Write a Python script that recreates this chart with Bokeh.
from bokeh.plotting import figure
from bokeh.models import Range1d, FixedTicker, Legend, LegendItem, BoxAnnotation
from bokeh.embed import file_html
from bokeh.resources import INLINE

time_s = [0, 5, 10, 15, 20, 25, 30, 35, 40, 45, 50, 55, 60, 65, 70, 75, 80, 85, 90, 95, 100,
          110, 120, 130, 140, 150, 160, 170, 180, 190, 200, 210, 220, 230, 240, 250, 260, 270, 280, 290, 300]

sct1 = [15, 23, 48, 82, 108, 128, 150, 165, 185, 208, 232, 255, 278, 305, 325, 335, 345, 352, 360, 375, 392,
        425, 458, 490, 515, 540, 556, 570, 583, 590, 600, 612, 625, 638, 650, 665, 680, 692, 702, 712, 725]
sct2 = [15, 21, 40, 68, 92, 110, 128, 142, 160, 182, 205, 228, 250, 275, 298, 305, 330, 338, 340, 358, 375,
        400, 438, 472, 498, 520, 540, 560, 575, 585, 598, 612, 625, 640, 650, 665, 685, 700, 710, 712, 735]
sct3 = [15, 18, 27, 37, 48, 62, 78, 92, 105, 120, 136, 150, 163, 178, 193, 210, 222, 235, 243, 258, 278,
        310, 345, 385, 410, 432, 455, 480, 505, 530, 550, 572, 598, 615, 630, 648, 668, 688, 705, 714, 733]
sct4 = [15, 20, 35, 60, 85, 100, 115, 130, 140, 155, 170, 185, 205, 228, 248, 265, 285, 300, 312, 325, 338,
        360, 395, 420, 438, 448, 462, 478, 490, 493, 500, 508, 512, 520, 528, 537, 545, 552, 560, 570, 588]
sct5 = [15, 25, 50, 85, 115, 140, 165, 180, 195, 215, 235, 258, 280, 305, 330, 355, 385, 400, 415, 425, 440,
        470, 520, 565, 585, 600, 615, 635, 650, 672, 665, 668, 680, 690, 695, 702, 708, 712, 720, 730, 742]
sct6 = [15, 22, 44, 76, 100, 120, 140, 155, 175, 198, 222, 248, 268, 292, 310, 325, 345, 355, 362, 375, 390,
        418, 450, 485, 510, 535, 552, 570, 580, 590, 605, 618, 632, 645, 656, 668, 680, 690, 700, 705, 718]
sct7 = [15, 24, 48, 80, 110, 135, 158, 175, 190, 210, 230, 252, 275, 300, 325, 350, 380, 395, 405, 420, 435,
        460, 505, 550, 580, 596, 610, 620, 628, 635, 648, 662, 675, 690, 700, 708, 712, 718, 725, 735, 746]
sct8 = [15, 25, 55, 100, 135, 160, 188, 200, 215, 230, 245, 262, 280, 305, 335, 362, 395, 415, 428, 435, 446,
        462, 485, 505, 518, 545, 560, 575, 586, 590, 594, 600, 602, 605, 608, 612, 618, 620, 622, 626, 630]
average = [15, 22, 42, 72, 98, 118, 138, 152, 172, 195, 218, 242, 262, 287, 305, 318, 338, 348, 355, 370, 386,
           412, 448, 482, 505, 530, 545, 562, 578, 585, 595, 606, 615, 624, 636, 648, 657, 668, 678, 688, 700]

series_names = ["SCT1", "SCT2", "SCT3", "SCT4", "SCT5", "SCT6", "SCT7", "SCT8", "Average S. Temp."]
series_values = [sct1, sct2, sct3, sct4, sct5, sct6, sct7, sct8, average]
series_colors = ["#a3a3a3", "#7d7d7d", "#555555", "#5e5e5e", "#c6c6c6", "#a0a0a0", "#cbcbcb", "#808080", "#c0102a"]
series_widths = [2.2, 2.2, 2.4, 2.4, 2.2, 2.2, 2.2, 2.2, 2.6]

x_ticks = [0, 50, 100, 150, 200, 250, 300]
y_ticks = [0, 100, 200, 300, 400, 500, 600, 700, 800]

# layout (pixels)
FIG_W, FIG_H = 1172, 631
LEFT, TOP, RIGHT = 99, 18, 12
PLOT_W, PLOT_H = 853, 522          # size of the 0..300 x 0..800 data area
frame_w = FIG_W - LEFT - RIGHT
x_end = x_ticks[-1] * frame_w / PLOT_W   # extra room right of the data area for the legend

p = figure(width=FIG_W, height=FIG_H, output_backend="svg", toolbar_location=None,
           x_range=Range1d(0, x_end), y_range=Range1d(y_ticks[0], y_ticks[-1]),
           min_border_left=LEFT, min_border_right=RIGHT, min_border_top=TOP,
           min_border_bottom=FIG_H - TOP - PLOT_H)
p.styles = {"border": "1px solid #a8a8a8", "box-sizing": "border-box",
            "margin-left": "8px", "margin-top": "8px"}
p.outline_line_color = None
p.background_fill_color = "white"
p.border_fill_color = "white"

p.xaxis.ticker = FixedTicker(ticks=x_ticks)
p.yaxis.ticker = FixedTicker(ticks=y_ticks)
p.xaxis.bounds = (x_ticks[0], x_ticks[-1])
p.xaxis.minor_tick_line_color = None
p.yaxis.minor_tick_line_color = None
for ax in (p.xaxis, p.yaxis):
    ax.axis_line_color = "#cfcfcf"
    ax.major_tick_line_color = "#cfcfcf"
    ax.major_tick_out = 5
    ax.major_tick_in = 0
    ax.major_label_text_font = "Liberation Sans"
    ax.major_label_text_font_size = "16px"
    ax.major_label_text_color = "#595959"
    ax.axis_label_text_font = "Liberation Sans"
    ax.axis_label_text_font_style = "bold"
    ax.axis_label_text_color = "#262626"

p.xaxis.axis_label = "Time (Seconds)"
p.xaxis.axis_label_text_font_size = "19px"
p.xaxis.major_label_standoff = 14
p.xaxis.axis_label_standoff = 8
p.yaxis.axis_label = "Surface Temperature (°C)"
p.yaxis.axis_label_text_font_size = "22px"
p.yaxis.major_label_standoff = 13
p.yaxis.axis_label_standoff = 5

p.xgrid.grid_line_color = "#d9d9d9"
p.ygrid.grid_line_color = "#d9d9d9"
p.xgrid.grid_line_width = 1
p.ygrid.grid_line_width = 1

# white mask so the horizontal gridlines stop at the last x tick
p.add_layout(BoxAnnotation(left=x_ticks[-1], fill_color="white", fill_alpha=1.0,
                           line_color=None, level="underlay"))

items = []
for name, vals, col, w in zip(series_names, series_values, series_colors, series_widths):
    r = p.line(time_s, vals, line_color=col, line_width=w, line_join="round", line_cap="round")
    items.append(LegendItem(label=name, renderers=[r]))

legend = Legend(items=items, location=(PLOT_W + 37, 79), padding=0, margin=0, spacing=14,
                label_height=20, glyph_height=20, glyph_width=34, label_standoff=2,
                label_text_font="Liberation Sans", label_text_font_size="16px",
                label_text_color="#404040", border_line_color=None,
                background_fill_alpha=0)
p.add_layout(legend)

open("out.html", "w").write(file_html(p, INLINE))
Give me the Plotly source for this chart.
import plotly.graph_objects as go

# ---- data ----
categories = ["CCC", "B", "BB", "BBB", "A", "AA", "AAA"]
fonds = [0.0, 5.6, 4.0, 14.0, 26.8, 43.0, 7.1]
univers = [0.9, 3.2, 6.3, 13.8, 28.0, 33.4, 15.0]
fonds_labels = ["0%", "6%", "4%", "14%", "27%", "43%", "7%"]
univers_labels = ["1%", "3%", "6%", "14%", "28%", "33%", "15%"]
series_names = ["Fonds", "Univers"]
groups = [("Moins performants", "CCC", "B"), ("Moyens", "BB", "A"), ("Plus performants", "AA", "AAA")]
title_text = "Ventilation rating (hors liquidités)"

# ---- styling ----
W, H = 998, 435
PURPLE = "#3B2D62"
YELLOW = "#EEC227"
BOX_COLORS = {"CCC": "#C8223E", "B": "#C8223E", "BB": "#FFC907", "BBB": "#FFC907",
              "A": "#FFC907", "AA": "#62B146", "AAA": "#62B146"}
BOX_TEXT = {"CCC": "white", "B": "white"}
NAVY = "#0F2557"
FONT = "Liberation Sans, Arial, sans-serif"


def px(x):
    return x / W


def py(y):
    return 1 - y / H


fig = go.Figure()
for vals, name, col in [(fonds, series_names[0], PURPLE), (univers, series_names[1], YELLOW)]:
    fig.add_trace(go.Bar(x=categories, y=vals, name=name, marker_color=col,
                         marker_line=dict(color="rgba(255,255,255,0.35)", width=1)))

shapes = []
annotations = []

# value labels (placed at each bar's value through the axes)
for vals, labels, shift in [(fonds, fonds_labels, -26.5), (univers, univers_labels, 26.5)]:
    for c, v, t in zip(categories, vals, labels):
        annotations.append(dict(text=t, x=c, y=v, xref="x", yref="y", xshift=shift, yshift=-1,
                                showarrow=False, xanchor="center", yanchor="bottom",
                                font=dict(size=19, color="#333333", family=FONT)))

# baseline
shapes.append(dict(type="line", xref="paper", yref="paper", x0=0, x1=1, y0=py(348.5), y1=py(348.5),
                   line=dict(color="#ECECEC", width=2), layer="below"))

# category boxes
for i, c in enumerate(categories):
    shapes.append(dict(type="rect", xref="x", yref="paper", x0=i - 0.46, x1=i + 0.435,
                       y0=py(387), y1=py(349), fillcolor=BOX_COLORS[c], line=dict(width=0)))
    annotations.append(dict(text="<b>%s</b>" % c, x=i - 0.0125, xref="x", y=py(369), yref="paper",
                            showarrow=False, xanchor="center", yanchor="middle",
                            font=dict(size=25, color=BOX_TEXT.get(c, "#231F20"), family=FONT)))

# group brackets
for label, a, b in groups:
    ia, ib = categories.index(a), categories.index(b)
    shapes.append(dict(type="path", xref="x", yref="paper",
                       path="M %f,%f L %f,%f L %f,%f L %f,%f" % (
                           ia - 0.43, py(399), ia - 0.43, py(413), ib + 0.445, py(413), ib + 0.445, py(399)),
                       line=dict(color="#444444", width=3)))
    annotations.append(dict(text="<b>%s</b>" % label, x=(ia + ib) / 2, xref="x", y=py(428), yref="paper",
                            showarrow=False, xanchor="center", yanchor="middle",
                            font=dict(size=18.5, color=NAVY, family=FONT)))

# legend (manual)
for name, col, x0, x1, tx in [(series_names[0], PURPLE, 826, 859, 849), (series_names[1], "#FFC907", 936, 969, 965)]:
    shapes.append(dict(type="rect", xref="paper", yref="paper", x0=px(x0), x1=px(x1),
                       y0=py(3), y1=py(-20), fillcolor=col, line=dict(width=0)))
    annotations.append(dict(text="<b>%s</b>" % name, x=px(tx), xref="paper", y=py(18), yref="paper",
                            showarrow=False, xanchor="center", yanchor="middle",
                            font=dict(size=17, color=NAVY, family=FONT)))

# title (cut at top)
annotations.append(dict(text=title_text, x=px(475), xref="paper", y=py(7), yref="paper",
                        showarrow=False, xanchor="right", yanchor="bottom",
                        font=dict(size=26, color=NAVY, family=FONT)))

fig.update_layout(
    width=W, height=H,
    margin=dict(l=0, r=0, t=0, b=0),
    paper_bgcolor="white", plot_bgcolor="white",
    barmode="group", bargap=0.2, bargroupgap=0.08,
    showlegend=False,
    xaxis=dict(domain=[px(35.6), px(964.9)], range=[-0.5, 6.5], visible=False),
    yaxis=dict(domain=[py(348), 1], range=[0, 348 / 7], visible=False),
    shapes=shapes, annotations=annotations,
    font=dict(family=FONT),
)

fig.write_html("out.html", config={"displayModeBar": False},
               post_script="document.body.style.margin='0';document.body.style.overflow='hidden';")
##########
*PROBLEM TO SOLVE:* The lines from the top of the data above down to the line containing "280, 290, 300]" are to be copied exactly; no other line should appear.

*SOLUTION TO THE PROBLEM:*
Write a Python script that recreates this chart with Bokeh.
from bokeh.plotting import figure
from bokeh.models import Range1d, FixedTicker, Legend, LegendItem, BoxAnnotation
from bokeh.embed import file_html
from bokeh.resources import INLINE

time_s = [0, 5, 10, 15, 20, 25, 30, 35, 40, 45, 50, 55, 60, 65, 70, 75, 80, 85, 90, 95, 100,
          110, 120, 130, 140, 150, 160, 170, 180, 190, 200, 210, 220, 230, 240, 250, 260, 270, 280, 290, 300]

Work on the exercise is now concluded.